As already stated, defendant moved in the alternative for judgment notwithstanding the verdict, or for a new trial, and this appeal is taken both from the judgment and from the order denying the alternative motion for judgment notwithstanding the verdict or for a new trial. That motion was based upon the following grounds:

“(1) Error in law occurring at the trial and excepted to by the defendant, as follows:
“That the court erred in overruling defendant’s motion for a directed verdict made at the close of all the testimony.
“(2) Insufficiency of the evidence to justify the verdict and judgment.
“The particulars in which the evidence is claimed to be insufficient are as follows:
“(a) That there is no evidence in the record of any contract or agreement between the plaintiff ánd the defendant, whereby the defendant purchased the grain described in the complaint or any portion thereof.
“(b) There is no evidence in the record showing that the witness Hoffein, or any other person acting for or on behalf of the defendant has authority in writing or otherwise to make a contract with the plaintiff to purchase for the defendant the wheat described in the complaint or 'any portion thereof.
“(c) That the undisputed evidence shows that, if there was any understanding on the part of the plaintiff that the defendant was to purchase the wheat, that understanding was removed, and the plaintiff and defendant agreed that the wheat might be removed from the defendant’s granary by the plaintiff, which agreement was made long before the commencement of this action.”

In the specifications served with the notice of appeal the defendant, in addition to the above, specified as error the denial of the motion for judgment notwithstanding the verdict or for a new trial. In his brief *512on this appeal, the defendant asks that the specifications of error be amended so as to include therein a statement that the' trial court erred in overruling defendant’s motion to4 strike out the evidence relating to the statements made by Hoffein indicating that he, as defendant’s representative, purchased the wheat in controversy. In other words, it is sought to amend the specifications of error so as to assign a ground for a new trial which was not presented at all to the trial court. This, in our opinion, cannot be done. The ruling on the motion to strike out the evidence, if erroneous, was an error of law occurring at the trial which might properly have been raised and presented on motion for a new trial. § 7660, C. U. 19x3. The defendant, however, did not see fit to specify such ruling as error on the motion for a new trial; and by failing to do so the error, if any, was waived and it may not be presented for the first time in this court. State v. Glass, 29 N. D. 620, 151 N. W. 229. See, also, concurring opinion in Cohn v. Wyngarden, ante 344, 184 N. W. 575

The assignment that the trial court erred in denying defendant’s motion for a directed verdict is wholly without merit, as the record discloses that no such motion was made.

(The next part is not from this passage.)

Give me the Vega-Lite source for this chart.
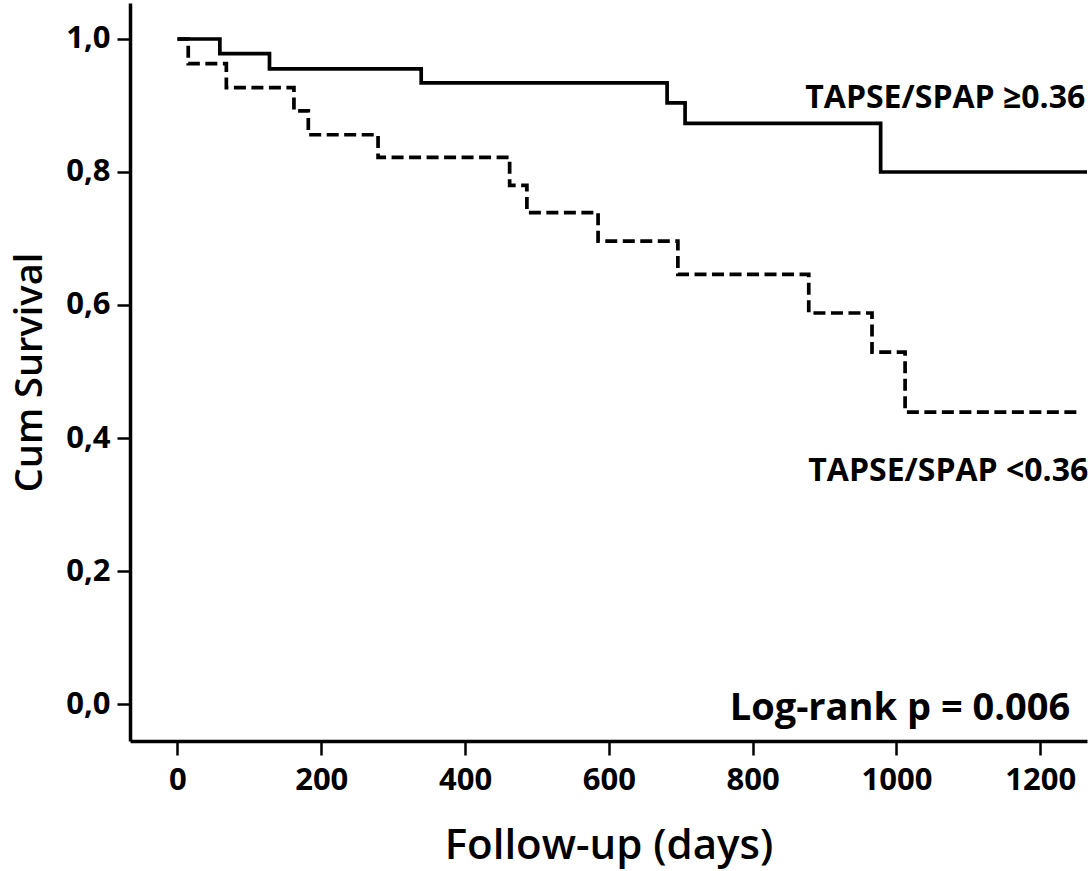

Did the trial court err in refusing to grant a new trial on the ground of insufficiency of the evidence? We think not. It is undisputed that the plaintiff placed in the granary belonging to the defendant the quantity of wheat in controversy; that the defendant was promptly informed of this fact; that he directed three different persons to take away quantities of the wheat, and that one of these persons took away the last wheat contained in the granary. It is true defendant claims that the aggregate amount taken away by all three persons was less than the quantity of wheat supposed to have been placed there as defendant’s share, according to the threshing machine measure. The three tenants who hauled the grain away from the granary were not called as witnesses, and there is no showing how much any of these parties hauled except the testimony of the defendant as to what they informed him they had hauled, or he had directed them to take. It is undisputed, however, that all of the wheat has been taken away. And, so far as the evidence in this case shows, the only wheat that was taken and all the wheat that was taken was taken at the direction of the defendant by his various tenants. Upon this state of facts we are of the opinion that the defendant has established the cause of action alleged in this complaint. In arriving at this *513conclusion we do not find it necessary to determine whether there was or was not a contract of purchase. As already indicated, the sole' question raised on the motion for a new trial and on this appeal — aside from the one relating to the motion to strike evidence alluded to above — is that the evidence is insufficient to sustain thé verdict. There was no motion for a new trial on the ground that the verdict was contrary to law.

It will be noted that the complaint does not allege that there was any agreement to purchase at a stated price. The amount sought to be recovered is the reasonable value of the wheat. The averments of the complaint are precisely those which would be set forth in a complaint where the defendant had converted the property and the plaintiff elected to waive the tort and sue on the promise which the law implies the defendant to have made. See Pomeroy’s Code Remedies, §§ 568-573; 4 Cyc. 339-344; 3 Standard Ency. Proc. 215.

“A declaration in assumpsit on waiving a tort, need not allege the tort or the waiving thereof.” 4 Cyc. 344.

The right of an owner to waive the tort and sue in assumpsit for the value of personal property tortiously taken and converted into money or money’s worth is recognized by all the authorities. See 4 Cyc. 332. And in this state the owner may recover where the wrongdoer has not sold or otherwise disposed of the property, but retains it for his own use. Braithwaite v. Akin, 2 N. D. 365, 56 N. W. 133. See, also, 4 Cyc. 334.

The judgment and order appealed from are affirmed.

Robinson, Bronson and Birdzell, JJ., concur. Grace, C. J., concurs in the result.